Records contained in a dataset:
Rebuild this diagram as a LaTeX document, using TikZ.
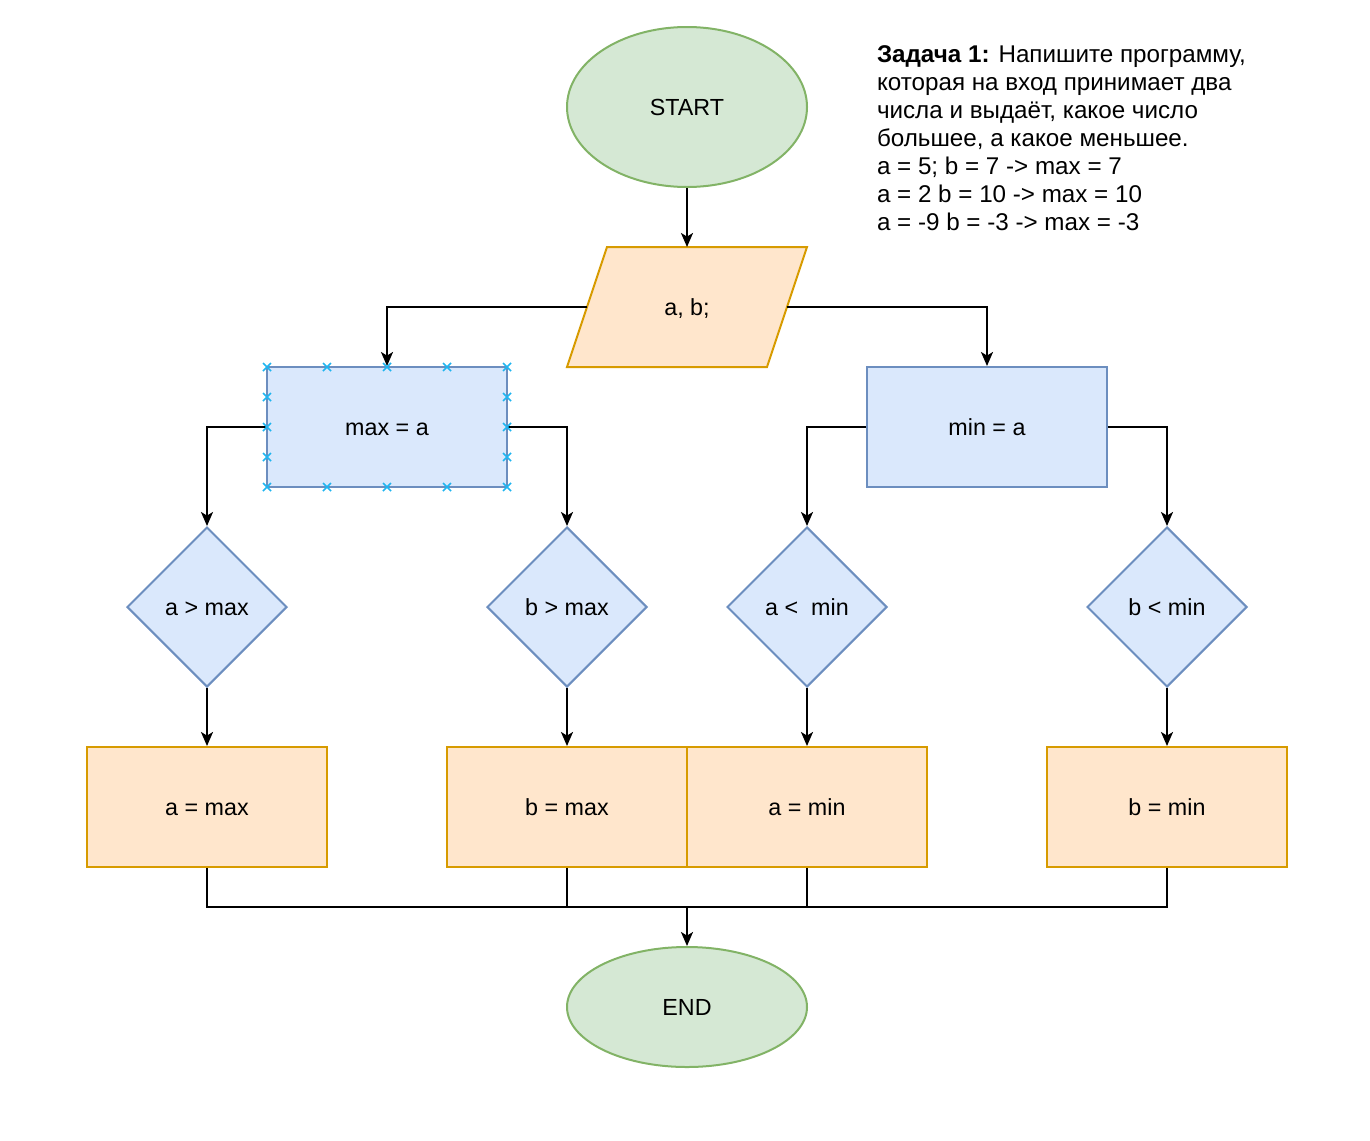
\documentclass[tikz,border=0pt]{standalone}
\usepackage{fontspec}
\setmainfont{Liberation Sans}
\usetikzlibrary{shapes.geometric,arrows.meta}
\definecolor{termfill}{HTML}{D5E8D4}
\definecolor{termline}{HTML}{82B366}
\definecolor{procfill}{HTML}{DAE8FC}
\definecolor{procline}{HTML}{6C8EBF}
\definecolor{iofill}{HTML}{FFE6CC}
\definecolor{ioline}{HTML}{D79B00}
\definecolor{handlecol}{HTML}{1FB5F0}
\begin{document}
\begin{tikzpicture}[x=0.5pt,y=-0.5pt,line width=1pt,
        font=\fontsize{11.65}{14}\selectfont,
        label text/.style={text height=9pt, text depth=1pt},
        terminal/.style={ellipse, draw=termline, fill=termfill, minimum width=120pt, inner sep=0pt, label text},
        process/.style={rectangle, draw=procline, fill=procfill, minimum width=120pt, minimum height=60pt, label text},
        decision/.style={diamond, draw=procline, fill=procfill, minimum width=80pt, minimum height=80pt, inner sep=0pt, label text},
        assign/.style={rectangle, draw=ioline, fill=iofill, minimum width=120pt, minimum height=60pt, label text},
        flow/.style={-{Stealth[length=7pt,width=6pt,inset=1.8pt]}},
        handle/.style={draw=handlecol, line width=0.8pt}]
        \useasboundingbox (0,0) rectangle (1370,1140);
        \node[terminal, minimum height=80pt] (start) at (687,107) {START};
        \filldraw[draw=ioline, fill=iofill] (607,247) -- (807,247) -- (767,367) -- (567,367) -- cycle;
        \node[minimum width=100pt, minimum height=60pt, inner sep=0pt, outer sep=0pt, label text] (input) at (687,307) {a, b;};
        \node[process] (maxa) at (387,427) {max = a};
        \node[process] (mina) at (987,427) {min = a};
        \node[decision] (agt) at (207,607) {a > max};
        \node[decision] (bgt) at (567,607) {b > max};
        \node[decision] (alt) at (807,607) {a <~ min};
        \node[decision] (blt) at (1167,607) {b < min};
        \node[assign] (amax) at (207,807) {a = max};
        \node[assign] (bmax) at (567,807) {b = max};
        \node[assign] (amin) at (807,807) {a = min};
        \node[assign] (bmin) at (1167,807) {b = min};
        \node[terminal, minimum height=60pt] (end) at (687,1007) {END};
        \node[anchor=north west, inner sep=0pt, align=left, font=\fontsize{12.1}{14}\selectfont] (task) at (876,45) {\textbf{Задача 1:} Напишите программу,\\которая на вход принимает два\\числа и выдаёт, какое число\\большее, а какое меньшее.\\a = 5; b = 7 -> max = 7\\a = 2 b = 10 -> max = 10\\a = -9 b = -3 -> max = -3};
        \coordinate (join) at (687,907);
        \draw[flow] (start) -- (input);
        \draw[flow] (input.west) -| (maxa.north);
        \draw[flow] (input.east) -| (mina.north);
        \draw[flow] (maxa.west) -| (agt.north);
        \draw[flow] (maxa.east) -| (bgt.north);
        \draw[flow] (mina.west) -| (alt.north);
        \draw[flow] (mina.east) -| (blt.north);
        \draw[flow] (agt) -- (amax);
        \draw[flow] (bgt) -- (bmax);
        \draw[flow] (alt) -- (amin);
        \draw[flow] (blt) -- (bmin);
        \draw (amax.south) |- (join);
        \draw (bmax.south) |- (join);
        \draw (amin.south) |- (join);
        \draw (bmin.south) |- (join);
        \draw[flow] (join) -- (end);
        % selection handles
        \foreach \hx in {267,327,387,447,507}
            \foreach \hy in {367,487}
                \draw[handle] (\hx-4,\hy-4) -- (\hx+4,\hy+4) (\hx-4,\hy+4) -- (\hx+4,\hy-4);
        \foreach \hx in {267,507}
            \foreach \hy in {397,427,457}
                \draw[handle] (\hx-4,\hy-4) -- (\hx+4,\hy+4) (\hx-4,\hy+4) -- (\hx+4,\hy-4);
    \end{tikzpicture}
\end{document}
--
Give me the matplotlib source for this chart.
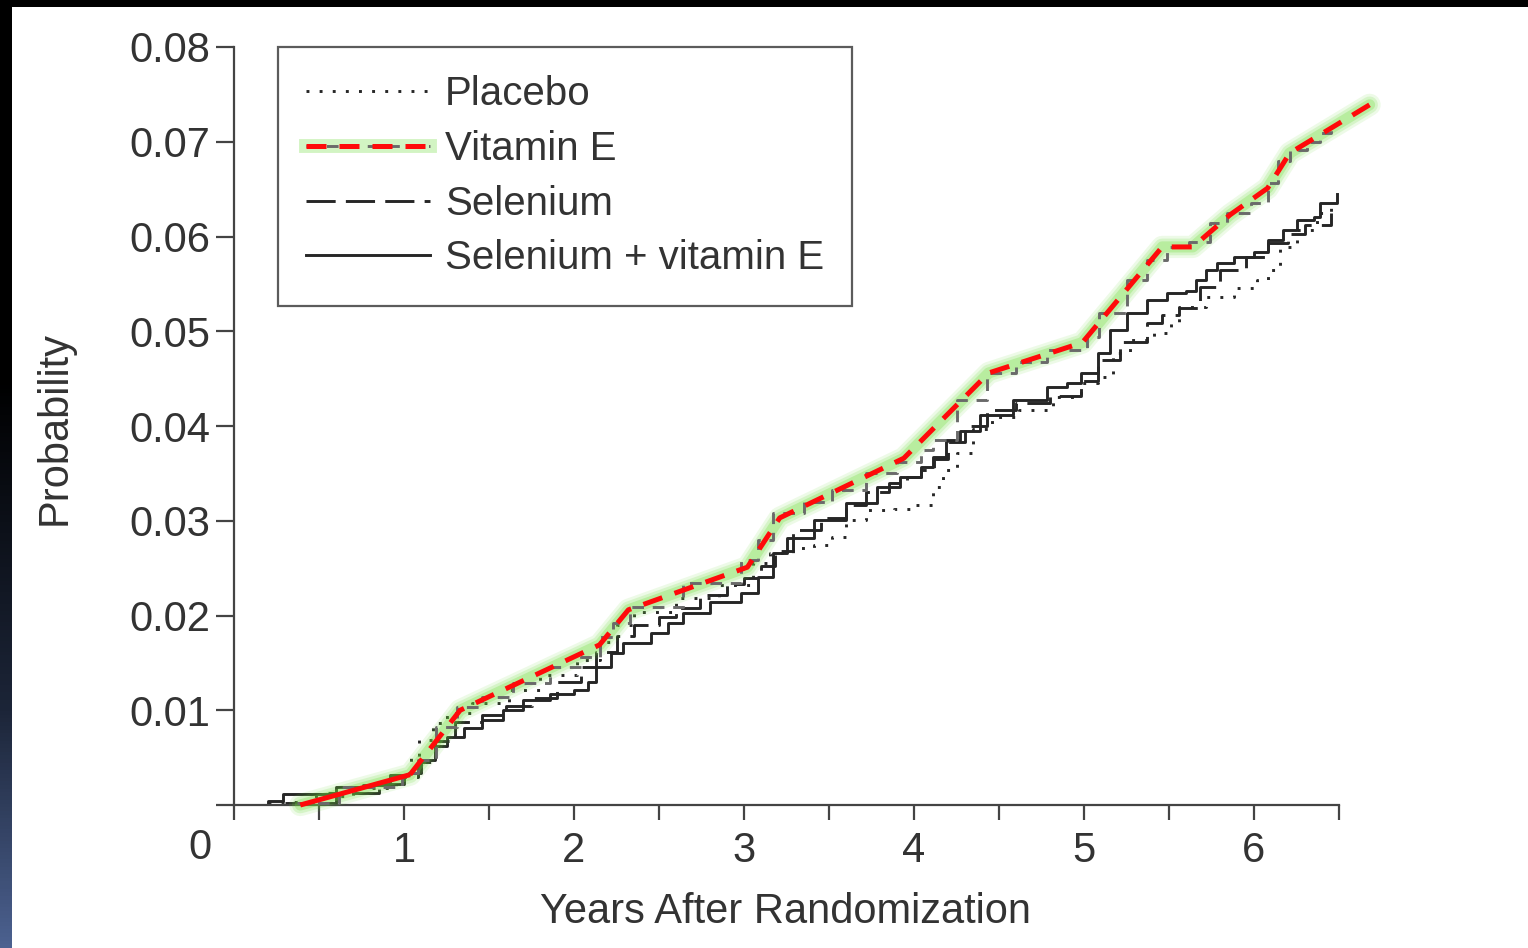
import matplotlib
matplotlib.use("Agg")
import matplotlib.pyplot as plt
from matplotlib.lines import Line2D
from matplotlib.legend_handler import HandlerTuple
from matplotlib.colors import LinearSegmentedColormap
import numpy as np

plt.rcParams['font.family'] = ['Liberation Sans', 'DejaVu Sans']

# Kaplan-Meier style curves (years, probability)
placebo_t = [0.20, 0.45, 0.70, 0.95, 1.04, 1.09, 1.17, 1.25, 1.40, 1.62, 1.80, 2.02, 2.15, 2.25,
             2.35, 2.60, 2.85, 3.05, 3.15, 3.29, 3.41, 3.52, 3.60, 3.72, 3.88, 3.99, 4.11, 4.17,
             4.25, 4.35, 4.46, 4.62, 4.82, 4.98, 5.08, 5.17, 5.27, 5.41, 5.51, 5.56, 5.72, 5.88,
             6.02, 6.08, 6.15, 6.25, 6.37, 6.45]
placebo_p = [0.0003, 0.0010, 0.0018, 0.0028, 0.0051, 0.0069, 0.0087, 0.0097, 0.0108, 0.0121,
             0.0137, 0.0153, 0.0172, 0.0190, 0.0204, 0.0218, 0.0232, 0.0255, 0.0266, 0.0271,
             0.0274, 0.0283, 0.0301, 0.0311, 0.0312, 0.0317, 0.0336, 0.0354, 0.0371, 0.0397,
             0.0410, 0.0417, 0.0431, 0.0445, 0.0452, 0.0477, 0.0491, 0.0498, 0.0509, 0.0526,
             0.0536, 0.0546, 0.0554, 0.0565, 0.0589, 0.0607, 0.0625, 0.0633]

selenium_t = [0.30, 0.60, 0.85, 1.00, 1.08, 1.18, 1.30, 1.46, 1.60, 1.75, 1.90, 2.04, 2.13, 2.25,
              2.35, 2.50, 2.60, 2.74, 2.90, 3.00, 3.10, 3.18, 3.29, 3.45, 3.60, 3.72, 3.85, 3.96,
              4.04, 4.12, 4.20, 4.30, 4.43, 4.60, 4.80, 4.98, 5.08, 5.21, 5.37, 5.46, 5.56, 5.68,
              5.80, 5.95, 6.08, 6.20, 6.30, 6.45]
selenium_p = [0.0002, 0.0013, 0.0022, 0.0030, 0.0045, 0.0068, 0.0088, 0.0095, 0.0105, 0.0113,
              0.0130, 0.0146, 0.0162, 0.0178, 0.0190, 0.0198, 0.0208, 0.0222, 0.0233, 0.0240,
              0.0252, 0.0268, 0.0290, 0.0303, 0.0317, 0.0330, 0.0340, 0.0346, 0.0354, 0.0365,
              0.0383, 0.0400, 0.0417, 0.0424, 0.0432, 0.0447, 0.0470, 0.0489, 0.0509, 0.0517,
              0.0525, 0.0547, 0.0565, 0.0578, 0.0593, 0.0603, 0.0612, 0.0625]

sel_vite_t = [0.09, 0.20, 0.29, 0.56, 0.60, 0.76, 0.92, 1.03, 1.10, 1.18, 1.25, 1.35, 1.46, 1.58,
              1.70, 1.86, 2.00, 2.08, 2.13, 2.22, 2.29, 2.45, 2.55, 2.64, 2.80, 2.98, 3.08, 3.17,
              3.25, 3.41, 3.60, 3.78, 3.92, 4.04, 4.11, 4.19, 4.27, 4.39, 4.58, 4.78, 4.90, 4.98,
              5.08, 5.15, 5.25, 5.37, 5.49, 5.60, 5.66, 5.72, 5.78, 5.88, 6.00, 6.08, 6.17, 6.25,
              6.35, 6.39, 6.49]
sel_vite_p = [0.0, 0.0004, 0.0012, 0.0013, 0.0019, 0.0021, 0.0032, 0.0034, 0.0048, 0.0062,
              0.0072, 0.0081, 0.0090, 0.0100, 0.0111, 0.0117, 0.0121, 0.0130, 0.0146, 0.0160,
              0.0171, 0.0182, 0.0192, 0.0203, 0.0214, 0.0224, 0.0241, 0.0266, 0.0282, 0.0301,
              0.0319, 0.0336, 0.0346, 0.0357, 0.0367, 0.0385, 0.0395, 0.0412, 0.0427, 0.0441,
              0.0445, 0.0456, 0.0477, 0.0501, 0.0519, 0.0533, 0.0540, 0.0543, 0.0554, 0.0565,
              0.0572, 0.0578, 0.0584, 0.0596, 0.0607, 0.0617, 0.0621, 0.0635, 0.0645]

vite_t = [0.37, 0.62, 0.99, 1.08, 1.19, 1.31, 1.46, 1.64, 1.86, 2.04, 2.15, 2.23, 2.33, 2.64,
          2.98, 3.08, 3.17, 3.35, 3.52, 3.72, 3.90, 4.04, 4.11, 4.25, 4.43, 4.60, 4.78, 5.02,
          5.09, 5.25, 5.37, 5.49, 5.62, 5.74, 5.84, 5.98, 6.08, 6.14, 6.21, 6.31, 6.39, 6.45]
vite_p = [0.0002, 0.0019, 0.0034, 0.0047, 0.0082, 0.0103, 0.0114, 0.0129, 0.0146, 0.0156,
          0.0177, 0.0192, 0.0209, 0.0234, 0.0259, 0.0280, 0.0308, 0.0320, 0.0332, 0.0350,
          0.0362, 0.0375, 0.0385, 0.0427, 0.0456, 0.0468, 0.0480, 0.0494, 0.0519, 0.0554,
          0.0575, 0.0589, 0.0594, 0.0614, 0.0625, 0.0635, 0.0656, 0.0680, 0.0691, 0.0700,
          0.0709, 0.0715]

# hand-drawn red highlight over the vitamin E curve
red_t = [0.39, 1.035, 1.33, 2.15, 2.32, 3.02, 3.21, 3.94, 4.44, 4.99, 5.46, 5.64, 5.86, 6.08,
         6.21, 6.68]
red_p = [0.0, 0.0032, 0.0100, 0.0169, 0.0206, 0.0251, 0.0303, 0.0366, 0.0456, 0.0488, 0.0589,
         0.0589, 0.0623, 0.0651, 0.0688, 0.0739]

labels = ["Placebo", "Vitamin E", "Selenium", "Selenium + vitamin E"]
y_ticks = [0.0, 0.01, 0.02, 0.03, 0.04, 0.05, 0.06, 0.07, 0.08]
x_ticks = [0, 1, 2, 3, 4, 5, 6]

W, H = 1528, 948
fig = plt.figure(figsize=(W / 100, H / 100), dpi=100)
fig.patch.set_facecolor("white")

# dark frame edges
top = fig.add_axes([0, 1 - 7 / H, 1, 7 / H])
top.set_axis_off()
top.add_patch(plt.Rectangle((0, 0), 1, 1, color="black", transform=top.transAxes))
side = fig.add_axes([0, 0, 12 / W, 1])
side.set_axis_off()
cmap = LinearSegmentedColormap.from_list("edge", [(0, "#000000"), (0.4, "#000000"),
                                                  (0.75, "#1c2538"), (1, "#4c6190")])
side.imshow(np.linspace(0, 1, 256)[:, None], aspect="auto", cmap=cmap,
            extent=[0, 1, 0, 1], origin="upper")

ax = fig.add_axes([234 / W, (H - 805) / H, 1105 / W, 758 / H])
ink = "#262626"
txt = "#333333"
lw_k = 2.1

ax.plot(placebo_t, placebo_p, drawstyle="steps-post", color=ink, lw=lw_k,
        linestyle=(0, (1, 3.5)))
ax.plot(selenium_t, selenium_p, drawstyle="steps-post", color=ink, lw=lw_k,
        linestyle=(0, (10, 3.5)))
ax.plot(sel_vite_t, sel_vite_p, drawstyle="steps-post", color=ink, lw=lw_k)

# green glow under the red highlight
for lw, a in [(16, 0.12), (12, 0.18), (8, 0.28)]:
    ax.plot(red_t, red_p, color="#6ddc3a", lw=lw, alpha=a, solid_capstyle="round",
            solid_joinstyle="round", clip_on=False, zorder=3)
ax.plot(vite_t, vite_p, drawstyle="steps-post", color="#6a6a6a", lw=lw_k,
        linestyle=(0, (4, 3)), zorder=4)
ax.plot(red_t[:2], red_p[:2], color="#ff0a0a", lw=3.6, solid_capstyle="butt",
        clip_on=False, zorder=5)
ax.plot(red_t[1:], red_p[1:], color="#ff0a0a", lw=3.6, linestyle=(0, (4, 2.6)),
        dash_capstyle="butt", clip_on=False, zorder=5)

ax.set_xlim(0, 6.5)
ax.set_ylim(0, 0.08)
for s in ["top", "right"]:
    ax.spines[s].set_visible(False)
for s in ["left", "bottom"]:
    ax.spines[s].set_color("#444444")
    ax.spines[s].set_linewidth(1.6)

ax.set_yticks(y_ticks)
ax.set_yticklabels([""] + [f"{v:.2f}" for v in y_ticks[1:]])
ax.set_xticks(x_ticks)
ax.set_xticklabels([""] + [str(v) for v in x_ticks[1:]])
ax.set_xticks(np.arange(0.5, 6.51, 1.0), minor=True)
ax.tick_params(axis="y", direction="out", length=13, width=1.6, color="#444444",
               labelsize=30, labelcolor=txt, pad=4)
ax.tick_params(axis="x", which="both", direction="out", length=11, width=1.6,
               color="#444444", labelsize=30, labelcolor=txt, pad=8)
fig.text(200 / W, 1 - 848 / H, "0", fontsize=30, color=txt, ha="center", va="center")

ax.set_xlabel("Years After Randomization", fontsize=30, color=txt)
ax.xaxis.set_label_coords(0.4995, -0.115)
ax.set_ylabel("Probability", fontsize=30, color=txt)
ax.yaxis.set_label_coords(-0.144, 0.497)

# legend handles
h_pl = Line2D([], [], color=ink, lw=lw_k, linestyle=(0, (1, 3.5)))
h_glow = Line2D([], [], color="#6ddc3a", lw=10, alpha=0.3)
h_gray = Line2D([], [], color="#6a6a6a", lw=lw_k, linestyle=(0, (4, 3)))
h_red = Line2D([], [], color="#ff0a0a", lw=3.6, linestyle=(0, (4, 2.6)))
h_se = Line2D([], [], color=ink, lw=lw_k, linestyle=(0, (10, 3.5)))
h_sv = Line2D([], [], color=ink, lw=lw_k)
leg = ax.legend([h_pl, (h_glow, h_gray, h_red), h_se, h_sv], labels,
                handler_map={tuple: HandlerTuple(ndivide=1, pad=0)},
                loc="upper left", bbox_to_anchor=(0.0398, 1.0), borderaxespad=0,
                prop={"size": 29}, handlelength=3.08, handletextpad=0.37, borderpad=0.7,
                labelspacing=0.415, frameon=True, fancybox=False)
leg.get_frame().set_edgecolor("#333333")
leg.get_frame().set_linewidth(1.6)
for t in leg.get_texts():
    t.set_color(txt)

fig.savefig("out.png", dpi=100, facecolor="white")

* _What you need to do_: Above are some records. Reproduce the lines from the one with "Give me the matplotlib source for this chart." down to the one with "plt.rcParams['font.family'] = ['Liberation", keeping both, and leave every picture out.

* _Right answer_:
Give me the matplotlib source for this chart.
import matplotlib
matplotlib.use("Agg")
import matplotlib.pyplot as plt
from matplotlib.lines import Line2D
from matplotlib.legend_handler import HandlerTuple
from matplotlib.colors import LinearSegmentedColormap
import numpy as np

plt.rcParams['font.family'] = ['Liberation Sans', 'DejaVu Sans']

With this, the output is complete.